The couple filed a lawsuit in the United States District Court for the District of Colorado, accusing the university of retaliating against them after they spoke up. Their complaint cited what they described as a departmental kitchen policy that disproportionately affected South Asian students by discouraging them from opening or heating their meals in common areas.


The lawsuit argued that these actions caused significant emotional and psychological harm, including stress, anxiety, and mental suffering.


Settlement and its terms


In September 2025, the legal dispute concluded with a civil rights settlement between the university and the two students. Under the agreement, the University of Colorado Boulder paid Prakash and Bhattacheryya $200,000 and awarded them the Master’s degrees they said had previously been withheld.


The settlement also stipulated that neither individual would return to the university as a student or employee. According to The Indian Express, the couple permanently relocated to India earlier this month.


A moment that changed everything


Reflecting on the episode, Prakash described food as deeply personal and culturally rooted. He said ideas about what smells “good” or “bad” are shaped by social norms rather than objective standards.


He recalled challenging comparisons made by faculty members, arguing that context matters. As he put it, certain foods become stigmatized not because of their properties, but because of who is associated with eating them.

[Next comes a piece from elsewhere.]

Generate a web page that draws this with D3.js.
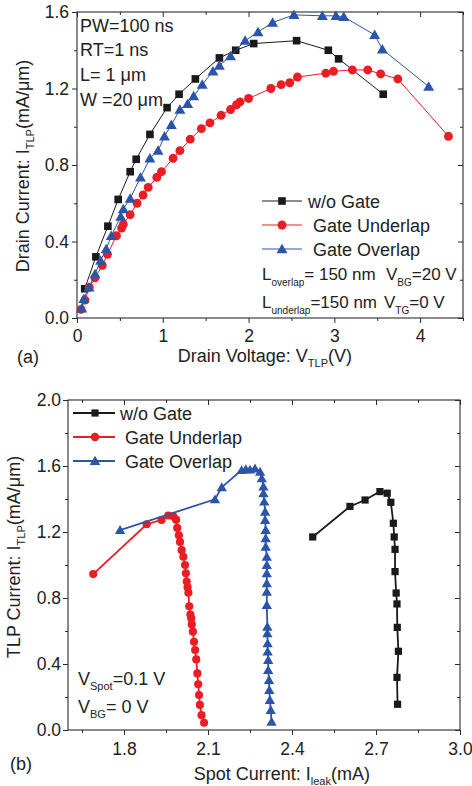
<!DOCTYPE html>
<html><head><meta charset="utf-8">
<script src="https://cdn.jsdelivr.net/npm/d3@7"></script>
<style>body{margin:0;background:#fff} text{white-space:pre}</style>
</head><body>
<svg id="c" width="472" height="786"></svg>
<script>
// ---------- DATA ----------
// Panel (a): Drain current vs drain voltage
const noGateV = [0.09,0.22,0.36,0.48,0.62,0.69,0.85,1.05,1.19,1.38,1.66,1.85,2.06,2.56,2.93,3.05,3.57];
const noGateI = [0.153,0.32,0.48,0.62,0.765,0.83,0.96,1.10,1.17,1.25,1.36,1.40,1.435,1.45,1.40,1.355,1.17];
const underV = [0.047,0.093,0.143,0.21,0.295,0.355,0.46,0.52,0.54,0.62,0.70,0.77,0.83,0.93,0.985,1.12,1.20,1.32,1.45,1.55,1.68,1.79,1.86,1.90,2.00,2.26,2.38,2.48,2.57,2.90,2.99,3.21,3.39,3.54,3.74,4.33];
const underI = [0.045,0.094,0.16,0.21,0.275,0.333,0.43,0.47,0.49,0.54,0.60,0.643,0.683,0.735,0.765,0.835,0.875,0.935,0.99,1.02,1.06,1.09,1.115,1.13,1.148,1.20,1.22,1.23,1.26,1.28,1.29,1.297,1.297,1.276,1.25,0.95];
const overV = [0.055,0.08,0.14,0.21,0.275,0.34,0.40,0.51,0.54,0.62,0.74,0.85,0.945,1.02,1.10,1.20,1.29,1.36,1.46,1.585,1.66,1.79,1.96,2.11,2.28,2.53,2.86,3.02,3.11,3.47,3.56,4.10];
const overI = [0.05,0.10,0.16,0.23,0.30,0.36,0.43,0.53,0.57,0.625,0.735,0.835,0.875,0.95,1.01,1.09,1.12,1.16,1.22,1.29,1.32,1.37,1.45,1.495,1.545,1.585,1.58,1.58,1.575,1.48,1.405,1.21];
// Panel (b): TLP current vs spot leakage current
const leakNoGate = [2.777,2.775,2.78,2.776,2.775,2.772,2.768,2.768,2.765,2.762,2.753,2.74,2.714,2.661,2.607,2.474];
const tlpNoGate  = [0.156,0.319,0.477,0.622,0.764,0.83,0.96,1.095,1.17,1.253,1.38,1.435,1.445,1.394,1.355,1.17];
const leakUnder = [2.086,2.077,2.071,2.068,2.065,2.062,2.058,2.054,2.05,2.046,2.042,2.04,2.037,2.033,2.03,2.027,2.024,2.021,2.018,2.012,2.006,2.0,1.996,1.99,1.986,1.976,1.958,1.934,1.881,1.69];
const tlpUnder  = [0.044,0.09,0.152,0.212,0.277,0.343,0.428,0.485,0.535,0.596,0.64,0.677,0.70,0.75,0.832,0.865,0.90,0.95,1.0,1.05,1.09,1.14,1.18,1.225,1.275,1.295,1.30,1.273,1.247,0.945];
const leakOver = [2.327,2.324,2.321,2.319,2.318,2.315,2.315,2.313,2.313,2.312,2.312,2.31,2.31,2.31,2.31,2.31,2.31,2.306,2.306,2.306,2.304,2.304,2.301,2.298,2.298,2.292,2.286,2.268,2.25,2.235,2.22,2.149,2.125,1.786];
const tlpOver  = [0.05,0.121,0.182,0.242,0.303,0.364,0.424,0.475,0.525,0.586,0.626,0.758,0.838,0.889,0.95,1.0,1.05,1.111,1.162,1.212,1.273,1.323,1.384,1.435,1.475,1.525,1.565,1.585,1.578,1.58,1.575,1.471,1.398,1.212];
// Ticks
const aXTicks = [0,1,2,3,4], aXMinor = [0.5,1.5,2.5,3.5,4.5];
const aYTicks = [0,0.4,0.8,1.2,1.6], aYMinor = [0.2,0.6,1.0,1.4];
const bXTicks = [1.8,2.1,2.4,2.7,3.0], bXMinor = [1.65,1.95,2.25,2.55,2.85];
const bYTicks = [0,0.4,0.8,1.2,1.6,2.0], bYMinor = [0.2,0.6,1.0,1.4,1.8];
const seriesNames = ["w/o Gate", " Gate Underlap", " Gate Overlap"];

// ---------- STYLE ----------
const FONT = "'Liberation Sans', Arial, Helvetica, sans-serif";
const BLACK = "#1a1a1a", RED = "#ec1c24", BLUE = "#2c55a9", AX = "#2a2a2a", TXT = "#222";
const svg = d3.select("#c").attr("font-family", FONT);

function rich(g, x, y, parts, size, anchor, subSize, subDy) {
  subSize = subSize || 11; subDy = subDy || 5;
  const t = g.append("text").attr("x", x).attr("y", y).attr("font-size", size)
    .attr("fill", TXT).attr("text-anchor", anchor || "start");
  let down = false;
  parts.forEach(p => {
    const sub = Array.isArray(p);
    const s = t.append("tspan").text(sub ? p[0] : p);
    if (sub) { s.attr("font-size", subSize); if (!down) { s.attr("dy", subDy); down = true; } }
    else if (down) { s.attr("dy", -subDy); down = false; }
  });
  return t;
}

function panel(cfg) {
  const g = svg.append("g");
  const x = d3.scaleLinear().domain(cfg.xDom).range([cfg.x0, cfg.x1]);
  const y = d3.scaleLinear().domain(cfg.yDom).range([cfg.y1, cfg.y0]);
  const tf = 17.5;
  const ax = (gen, tr, vals, size, pad, fmt) => {
    const a = g.append("g").attr("transform", tr)
      .call(gen.tickValues(vals).tickSize(size).tickPadding(pad).tickFormat(fmt || ""));
    a.select(".domain").remove();
    a.selectAll("line").attr("stroke", AX);
    a.selectAll("text").attr("font-size", tf).attr("fill", TXT).attr("font-family", FONT);
    return a;
  };
  const fx = cfg.xFmt, fy = d3.format(".1f");
  ax(d3.axisBottom(x), `translate(0,${cfg.y1})`, cfg.xT, 5, cfg.xPad, fx);
  ax(d3.axisBottom(x), `translate(0,${cfg.y1})`, cfg.xM, 3, 0);
  ax(d3.axisTop(x), `translate(0,${cfg.y0})`, cfg.xT, -5, 0);
  ax(d3.axisTop(x), `translate(0,${cfg.y0})`, cfg.xM, -3, 0);
  ax(d3.axisLeft(y), `translate(${cfg.x0},0)`, cfg.yT, 5, cfg.yPad, fy);
  ax(d3.axisLeft(y), `translate(${cfg.x0},0)`, cfg.yM, 3, 0);
  ax(d3.axisRight(y), `translate(${cfg.x1},0)`, cfg.yT, -5, 0);
  ax(d3.axisRight(y), `translate(${cfg.x1},0)`, cfg.yM, -3, 0);
  g.append("rect").attr("x", cfg.x0).attr("y", cfg.y0)
    .attr("width", cfg.x1 - cfg.x0).attr("height", cfg.y1 - cfg.y0)
    .attr("fill", "none").attr("stroke", AX).attr("stroke-width", 1.1);
  return {g, x, y};
}

function series(p, xs, ys, color, type, size, lw) {
  const pts = xs.map((v, i) => [v, ys[i]]);
  p.g.append("path").attr("d", d3.line().x(d => p.x(d[0])).y(d => p.y(d[1]))(pts))
    .attr("fill", "none").attr("stroke", color).attr("stroke-width", lw);
  const sym = d3.symbol().type(type).size(size);
  p.g.selectAll(null).data(pts).enter().append("path")
    .attr("d", sym).attr("fill", color)
    .attr("transform", d => `translate(${p.x(d[0])},${p.y(d[1]) + (type === d3.symbolTriangle ? 1 : 0)})`);
}

function legend(g, rows, x0, x1, xm, textX, color, types, sizes, lw) {
  rows.forEach((r, i) => {
    g.append("line").attr("x1", x0).attr("x2", x1).attr("y1", r).attr("y2", r)
      .attr("stroke", color[i]).attr("stroke-width", lw);
    g.append("path").attr("d", d3.symbol().type(types[i]).size(sizes[i]))
      .attr("fill", color[i]).attr("transform", `translate(${xm},${r + (i === 2 ? 1 : 0)})`);
    g.append("text").attr("x", textX).attr("y", r + 6.5).attr("font-size", 18)
      .attr("fill", TXT).text(seriesNames[i]);
  });
}

const colors = [BLACK, RED, BLUE];
const types = [d3.symbolSquare, d3.symbolCircle, d3.symbolTriangle];

// ---------- PANEL (a) ----------
const pa = panel({x0: 77, x1: 463, y0: 12, y1: 318, xDom: [0, 4.5], yDom: [0, 1.6],
  xT: aXTicks, xM: aXMinor, yT: aYTicks, yM: aYMinor, xPad: 7, yPad: 3, xFmt: d3.format("d")});
series(pa, noGateV, noGateI, BLACK, d3.symbolSquare, 58, 1);
series(pa, underV, underI, RED, d3.symbolCircle, 62, 1);
series(pa, overV, overI, BLUE, d3.symbolTriangle, 52, 1);
legend(pa.g, [201, 225, 249], 262, 302, 282, 308, colors, types, [58, 62, 52], 1);
["PW=100 ns", "RT=1 ns", "L= 1 \u03bcm", "W =20 \u03bcm"].forEach((s, i) =>
  pa.g.append("text").attr("x", 80).attr("y", [32, 56, 81, 106][i]).attr("font-size", 18).attr("fill", TXT).text(s));
rich(pa.g, 262, 280, ["L", ["overlap"], "= 150 nm"], 17, "start", 10, 6);
rich(pa.g, 386, 280, ["V", ["BG"], "=20 V"], 17, "start", 10, 6);
rich(pa.g, 262, 308, ["L", ["underlap"], "=150 nm"], 17, "start", 10, 6);
rich(pa.g, 384, 308, ["V", ["TG"], "=0 V"], 17, "start", 10, 6);
rich(svg, 352, 362, ["Drain Voltage: V", ["TLP"], "(V)"], 18, "end");
svg.append("text").attr("x", 17).attr("y", 363).attr("font-size", 18).attr("fill", TXT).text("(a)");
rich(svg.append("g").attr("transform", "translate(29,166) rotate(-90)"), 0, 0,
  ["Drain Current: I", ["TLP"], "(mA/\u03bcm)"], 18, "middle");

// ---------- PANEL (b) ----------
const pb = panel({x0: 68, x1: 460, y0: 400, y1: 730, xDom: [1.6, 3.0], yDom: [0, 2.0],
  xT: bXTicks, xM: bXMinor, yT: bYTicks, yM: bYMinor, xPad: 8, yPad: 2, xFmt: d3.format(".1f")});
series(pb, leakNoGate, tlpNoGate, BLACK, d3.symbolSquare, 52, 1.8);
series(pb, leakUnder, tlpUnder, RED, d3.symbolCircle, 52, 1.8);
series(pb, leakOver, tlpOver, BLUE, d3.symbolTriangle, 46, 1.8);
legend(pb.g, [413, 437, 461], 73, 115, 95, 120, colors, types, [52, 56, 50], 1.8);
rich(pb.g, 78, 685, ["V", ["Spot"], "=0.1 V"], 18);
rich(pb.g, 78, 713, ["V", ["BG"], "= 0 V"], 18);
rich(svg, 370, 780, ["Spot Current: I", ["leak"], "(mA)"], 18, "end");
svg.append("text").attr("x", 10).attr("y", 770).attr("font-size", 18).attr("fill", TXT).text("(b)");
rich(svg.append("g").attr("transform", "translate(20,557) rotate(-90)"), 0, 0,
  ["TLP Current: I", ["TLP"], "(mA/\u03bcm)"], 18, "middle");
</script>
</body></html>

Their stance found support among peers. The couple said 29 fellow students from the Anthropology Department publicly backed them, criticizing what they viewed as a damaging response to food-related policies. Those students pointed to the department’s own statements on systemic racism, arguing that commitments to diversity should extend to everyday practices.


A broader climate of unease


Bhattacheryya said she faced consequences shortly after the initial incident. Two days later, she invited Prakash to speak in one of her classes on ethnocentrism, where he shared his lived experiences without naming anyone or detailing the specific confrontation.


She also connected their experience to what she described as a shifting social and political atmosphere in the United States, particularly following Donald Trump’s return to power. In her view, institutional language around inclusion increasingly clashes with a declining tolerance for discomfort—especially when that discomfort is voiced by immigrants or people of colour.


The university’s response


In a statement to The Indian Express, university spokesperson Deborah Mendez-Wilson said the institution denied any wrongdoing despite agreeing to the settlement. She emphasized that the university followed its established procedures for handling allegations of discrimination and harassment, and reiterated its commitment to maintaining an inclusive campus environment.


Academic and personal fallout


Prakash said that before the incident, he was a fully funded doctoral student. Afterward, he alleged that he was repeatedly called into meetings with senior faculty, accused of making staff feel unsafe, and referred to the Office of Student Conduct.


Bhattacheryya said she lost her teaching assistant role without warning or explanation. She also alleged that when she and several other students brought Indian food to campus days after the incident, they were accused of attempting to provoke unrest—claims that were later dismissed by the Office of Student Conduct.


Originally from Bhopal, Prakash and Bhattacheryya, who is from Kolkata, met in Delhi before pursuing higher education in the US. Bhattacheryya initially began her doctoral studies at the University of Southern California before transferring to the University of Colorado Boulder.


What started as a disagreement over a meal ultimately became a defining chapter in their lives—one that reshaped their careers, tested institutional commitments to inclusion, and prompted a permanent return home.